2- Em todo o jogo de Leiria, que me lembre, o Sporting não criou uma só oportu­nidade de golo, em contraste com o União, que viu Ricardo negar-lhe o golo por três ou quatro ve­zes. Mesmo assim, no final do jogo o repórter televisivo de serviço não encontrou melhor pergunta para pôr a José Peseiro que saber se o empate do Sporting se tinha ficado a dever a «cansaço» ou «fal­ta de sorte». (Repare-se no por­menor elucidativo de a pergunta já conter e antecipar a desculpa para o entrevistado: cansaço ou falta de sorte. E porque não falta de ambiçao ou faltaa de talen­to?) Assim ajudado pelo repórter, José Peseiro — que parece ter um efeito intimidatório sobre alguns perguntadores— obviamente agarrou na deixa que lhe dava mais jeito: «Foi falta de sorte», de­clarou ele. Porque, acrescentou, o Sporting, no resto, «teve uma atitude de campeão». Foi, foi mes­mo? E somos todos ceguinhos, não?



3- Como era de prever, o Con­selho de Justiça da FPF, chamado a decidir o pri­meiro dos sumaríssimos em que o Conselho de Disciplina da Liga inventou a nova tese jurídica de que, se alguém recorre de um cas­tigo, ele é logo agravado preven­tivamente, arrasou esta douta doutrina ad hoc, escrevendo que ela equivalia, na prática, a negar o direito de defesa e de recurso. O beneficiado, para já, foi Nem, do Sporting de Braga, metido ao ba­rulho para melhor embrulhar as punições agravadas de McCarthy e Pedro Emanuel. Mas, se decidiu assim para Nem, é fatal que assim terá de decidir para McCarthy. Nesse caso, e se tivessem um minimo de vergonha, o que os exce­lentíssimos conselheiros discipli­nares da Liga deveriam fazer era demitir-se no acto.
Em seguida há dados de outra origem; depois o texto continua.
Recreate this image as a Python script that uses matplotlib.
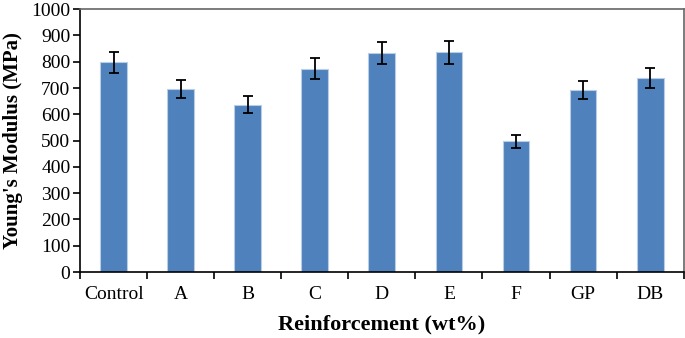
import numpy as np
import matplotlib
matplotlib.use("Agg")
import matplotlib.pyplot as plt
from matplotlib.ticker import FixedLocator, NullFormatter

# Données lues sur la figure
categories = ["Control", "A", "B", "C", "D", "E", "F", "GP", "DB"]
modulus = [798, 696, 637, 774, 833, 836, 497, 693, 738]
erreurs = [40, 35, 32, 40, 43, 43, 25, 35, 38]

plt.rcParams["font.family"] = ["Liberation Serif", "DejaVu Serif"]

fig = plt.figure(figsize=(6.85, 3.38), dpi=100)
ax = fig.add_axes([0.117, 0.195, 0.881, 0.778])

x = np.arange(len(categories))
ax.bar(x, modulus, width=0.4, color="#4F81BD", edgecolor="#B9CDE5", linewidth=0.8,
       yerr=erreurs, error_kw=dict(ecolor="black", elinewidth=1.3, capsize=3.5, capthick=1.3))

ax.set_xlim(-0.5, len(categories) - 0.5)
ax.set_ylim(0, 1000)
ax.set_yticks(np.arange(0, 1001, 100))

# ticks de l'axe x entre les catégories
ax.set_xticks(x)
ax.set_xticklabels(categories)
ax.tick_params(axis="x", which="major", length=0, labelsize=14, pad=10)
ax.xaxis.set_minor_locator(FixedLocator(np.arange(-0.5, len(categories), 1.0)))
ax.xaxis.set_minor_formatter(NullFormatter())
ax.tick_params(axis="x", which="minor", length=5, width=1.2, direction="out")
ax.tick_params(axis="y", length=5, width=1.2, direction="out", labelsize=14, pad=2)

for s in ["left", "bottom"]:
    ax.spines[s].set_color("black")
    ax.spines[s].set_linewidth(1.2)
for s in ["top", "right"]:
    ax.spines[s].set_color("#666666")
    ax.spines[s].set_linewidth(1.2)

ax.set_xlabel("Reinforcement (wt%)", fontsize=16, fontweight="bold", labelpad=8)
ax.set_ylabel("Young's Modulus (MPa)", fontsize=15, fontweight="bold")
ax.yaxis.set_label_coords(-0.095, 0.5)

fig.savefig("out.png", dpi=100)
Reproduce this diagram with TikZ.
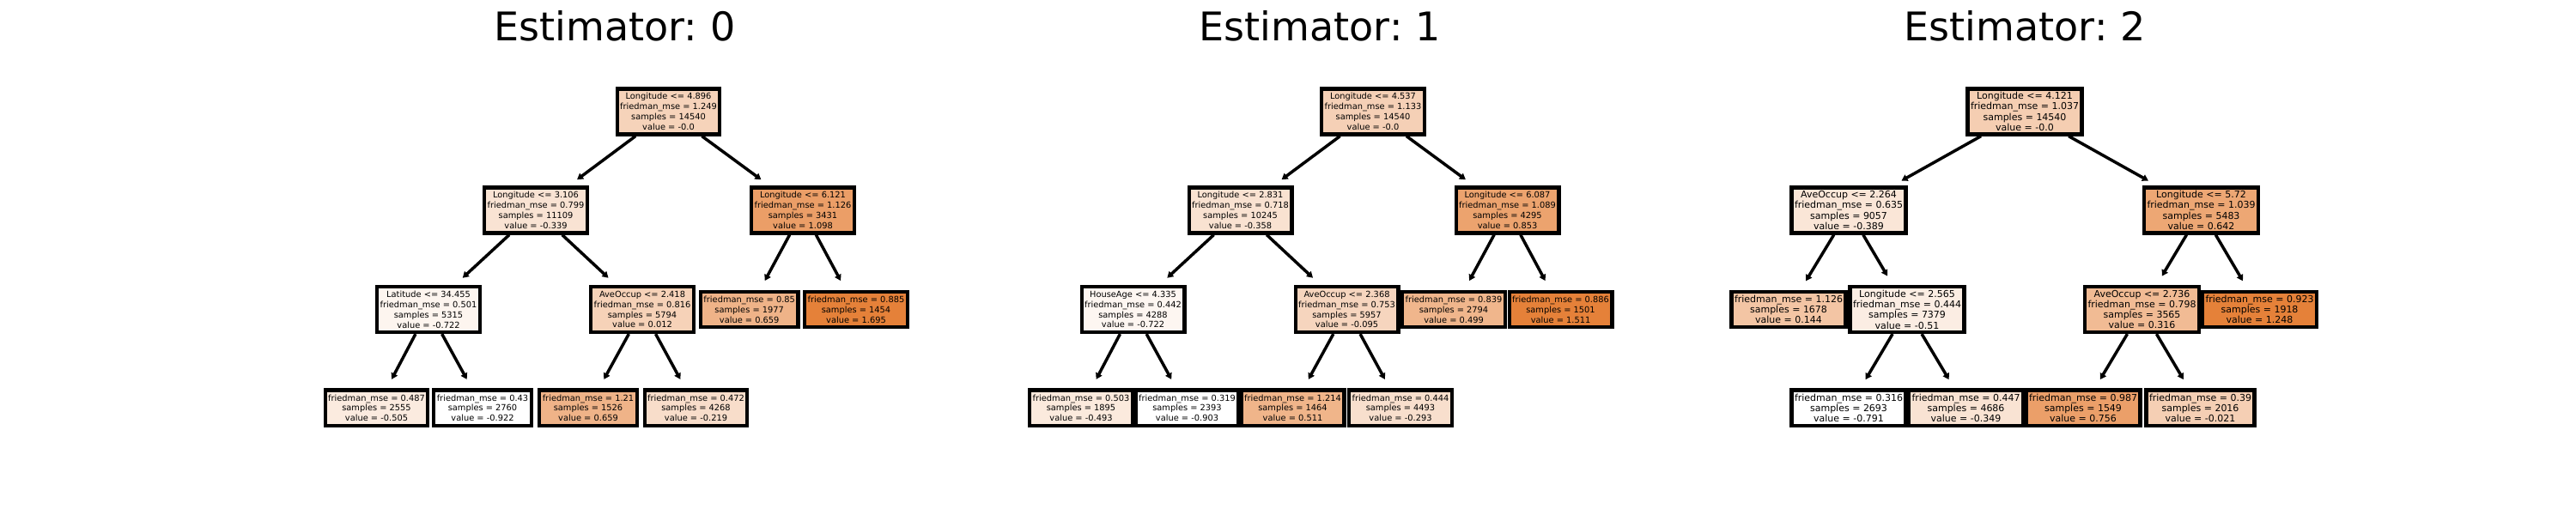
\documentclass[tikz,border=0pt]{standalone}
\usepackage{fontspec}
\setmainfont{DejaVu Sans}
\usepackage{xcolor}
\usepackage{tikz}
\usetikzlibrary{arrows.meta, positioning}

\definecolor{treeor}{RGB}{229,129,57}
\frenchspacing

\begin{document}
\begin{tikzpicture}[
  x = 0.1mm, y = -0.1mm,
  split/.style = {rectangle, draw, line width=0.42mm, align=center,
                  inner xsep=0.35mm, inner ysep=0.3mm, minimum height=5.3mm,
                  font=\fontsize{2.8}{3.39}\selectfont},
  leaf/.style  = {split, minimum height=4.15mm},
  wide/.style  = {font=\fontsize{3.13}{3.5}\selectfont},
  arrow/.style = {-{Triangle[length=0.7mm, width=0.8mm]}, line width=0.35mm,
                  shorten >=1.2mm},
  title/.style = {anchor=base, font=\fontsize{13.1}{15}\selectfont},
]
\useasboundingbox (0,0) rectangle (3000,600);

% titles
\node[title] (t0) at (716,48) {Estimator: 0};
\node[title] (t1) at (1537,48) {Estimator: 1};
\node[title] (t2) at (2358,48) {Estimator: 2};

% estimator 0
\node[split, fill=treeor!35] (root0) at (778.5,130) {Longitude <= 4.896\\friedman\_mse = 1.249\\samples = 14540\\value = -0.0};
\node[split, fill=treeor!22] (l0) at (624,245) {Longitude <= 3.106\\friedman\_mse = 0.799\\samples = 11109\\value = -0.339};
\node[split, fill=treeor!77] (r0) at (935,245) {Longitude <= 6.121\\friedman\_mse = 1.126\\samples = 3431\\value = 1.098};
\node[split, fill=treeor!8] (ll0) at (499,360.5) {Latitude <= 34.455\\friedman\_mse = 0.501\\samples = 5315\\value = -0.722};
\node[split, fill=treeor!36] (lr0) at (748,360.5) {AveOccup <= 2.418\\friedman\_mse = 0.816\\samples = 5794\\value = 0.012};
\node[leaf, fill=treeor!60] (rl0) at (872.7,360.5) {friedman\_mse = 0.85\\samples = 1977\\value = 0.659};
\node[leaf, fill=treeor!100] (rr0) at (997,360.5) {friedman\_mse = 0.885\\samples = 1454\\value = 1.695};
\node[leaf, fill=treeor!16] (lll0) at (438.5,475.3) {friedman\_mse = 0.487\\samples = 2555\\value = -0.505};
\node[leaf, fill=treeor!0] (llr0) at (562,475.3) {friedman\_mse = 0.43\\samples = 2760\\value = -0.922};
\node[leaf, fill=treeor!60] (lrl0) at (685,475.3) {friedman\_mse = 1.21\\samples = 1526\\value = 0.659};
\node[leaf, fill=treeor!27] (lrr0) at (810.5,475.3) {friedman\_mse = 0.472\\samples = 4268\\value = -0.219};

\draw[arrow] (root0) -- (l0);
\draw[arrow] (root0) -- (r0);
\draw[arrow] (l0) -- (ll0);
\draw[arrow] (l0) -- (lr0);
\draw[arrow] (r0) -- (rl0);
\draw[arrow] (r0) -- (rr0);
\draw[arrow] (ll0) -- (lll0);
\draw[arrow] (ll0) -- (llr0);
\draw[arrow] (lr0) -- (lrl0);
\draw[arrow] (lr0) -- (lrr0);

% estimator 1
\node[split, fill=treeor!37] (root1) at (1599,130) {Longitude <= 4.537\\friedman\_mse = 1.133\\samples = 14540\\value = -0.0};
\node[split, fill=treeor!23] (l1) at (1444.5,245) {Longitude <= 2.831\\friedman\_mse = 0.718\\samples = 10245\\value = -0.358};
\node[split, fill=treeor!73] (r1) at (1755.5,245) {Longitude <= 6.087\\friedman\_mse = 1.089\\samples = 4295\\value = 0.853};
\node[split, fill=treeor!7] (ll1) at (1319.5,360.5) {HouseAge <= 4.335\\friedman\_mse = 0.442\\samples = 4288\\value = -0.722};
\node[split, fill=treeor!33] (lr1) at (1568.5,360.5) {AveOccup <= 2.368\\friedman\_mse = 0.753\\samples = 5957\\value = -0.095};
\node[leaf, fill=treeor!58] (rl1) at (1693,360.5) {friedman\_mse = 0.839\\samples = 2794\\value = 0.499};
\node[leaf, fill=treeor!100] (rr1) at (1817.5,360.5) {friedman\_mse = 0.886\\samples = 1501\\value = 1.511};
\node[leaf, fill=treeor!17] (lll1) at (1259,475.3) {friedman\_mse = 0.503\\samples = 1895\\value = -0.493};
\node[leaf, fill=treeor!0] (llr1) at (1382.5,475.3) {friedman\_mse = 0.319\\samples = 2393\\value = -0.903};
\node[leaf, fill=treeor!59] (lrl1) at (1505.5,475.3) {friedman\_mse = 1.214\\samples = 1464\\value = 0.511};
\node[leaf, fill=treeor!25] (lrr1) at (1631,475.3) {friedman\_mse = 0.444\\samples = 4493\\value = -0.293};

\draw[arrow] (root1) -- (l1);
\draw[arrow] (root1) -- (r1);
\draw[arrow] (l1) -- (ll1);
\draw[arrow] (l1) -- (lr1);
\draw[arrow] (r1) -- (rl1);
\draw[arrow] (r1) -- (rr1);
\draw[arrow] (ll1) -- (lll1);
\draw[arrow] (ll1) -- (llr1);
\draw[arrow] (lr1) -- (lrl1);
\draw[arrow] (lr1) -- (lrr1);

% estimator 2
\node[split, wide, fill=treeor!39] (root2) at (2358,130) {Longitude <= 4.121\\friedman\_mse = 1.037\\samples = 14540\\value = -0.0};
\node[split, wide, fill=treeor!20] (l2) at (2153,245) {AveOccup <= 2.264\\friedman\_mse = 0.635\\samples = 9057\\value = -0.389};
\node[split, wide, fill=treeor!70] (r2) at (2563.5,245) {Longitude <= 5.72\\friedman\_mse = 1.039\\samples = 5483\\value = 0.642};
\node[leaf, wide, fill=treeor!46] (ll2) at (2083,360.5) {friedman\_mse = 1.126\\samples = 1678\\value = 0.144};
\node[split, wide, fill=treeor!14] (lr2) at (2221,360.5) {Longitude <= 2.565\\friedman\_mse = 0.444\\samples = 7379\\value = -0.51};
\node[split, wide, fill=treeor!54] (rl2) at (2494.5,360.5) {AveOccup <= 2.736\\friedman\_mse = 0.798\\samples = 3565\\value = 0.316};
\node[leaf, wide, fill=treeor!100] (rr2) at (2631.5,360.5) {friedman\_mse = 0.923\\samples = 1918\\value = 1.248};
\node[leaf, wide, fill=treeor!0] (lrl2) at (2153,475.3) {friedman\_mse = 0.316\\samples = 2693\\value = -0.791};
\node[leaf, wide, fill=treeor!22] (lrr2) at (2289.5,475.3) {friedman\_mse = 0.447\\samples = 4686\\value = -0.349};
\node[leaf, wide, fill=treeor!76] (rll2) at (2426,475.3) {friedman\_mse = 0.987\\samples = 1549\\value = 0.756};
\node[leaf, wide, fill=treeor!38] (rlr2) at (2562.5,475.3) {friedman\_mse = 0.39\\samples = 2016\\value = -0.021};

\draw[arrow] (root2) -- (l2);
\draw[arrow] (root2) -- (r2);
\draw[arrow] (l2) -- (ll2);
\draw[arrow] (l2) -- (lr2);
\draw[arrow] (r2) -- (rl2);
\draw[arrow] (r2) -- (rr2);
\draw[arrow] (lr2) -- (lrl2);
\draw[arrow] (lr2) -- (lrr2);
\draw[arrow] (rl2) -- (rll2);
\draw[arrow] (rl2) -- (rlr2);
\end{tikzpicture}
\end{document}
Leonor Pinhão perguntava aqui, no outro dia e em tom ino­cente, se «nós» defendemos que as cotoveladas fiquem impunes. Não, não defendemos. Defendemos que sejam castigadas. Mas, para que não fiquem dúvidas, defendemos também:



- Que não sejam apenas as cotoveladas a ser castigadas mas também as cuspidelas ou as entradas a matar sobre os adversários;.

- Que sejam castigadas todas e não apenas as dos jogadores do FC Porto;

- E que não se inventem prazos,leis e doutrinas novas para aplicar aos jogadores do FCPorto à medida das conveniências dos adversários.



É tão simples como isto. Ou será que é confuso?



P. S. — Obrigações profissio­nais levam-me a estar ausente desta coluna na próxima terça-feira. Pior: levam-me para onde, provavelmente, nem terei acesso às transmissões televisivas do FC Porto-Inter e do FC Porto-Benfica. Aqui fica o aviso, não vão al­guns espíritos pensar que, por as coisas poderem ter corrido mal para as minhas cores, eu desertei da opinião. Aliás, a previsão nor­mal é que as coisas corram mal contra o Inter e bem contra o Benfica. O que fugir disto será anormal.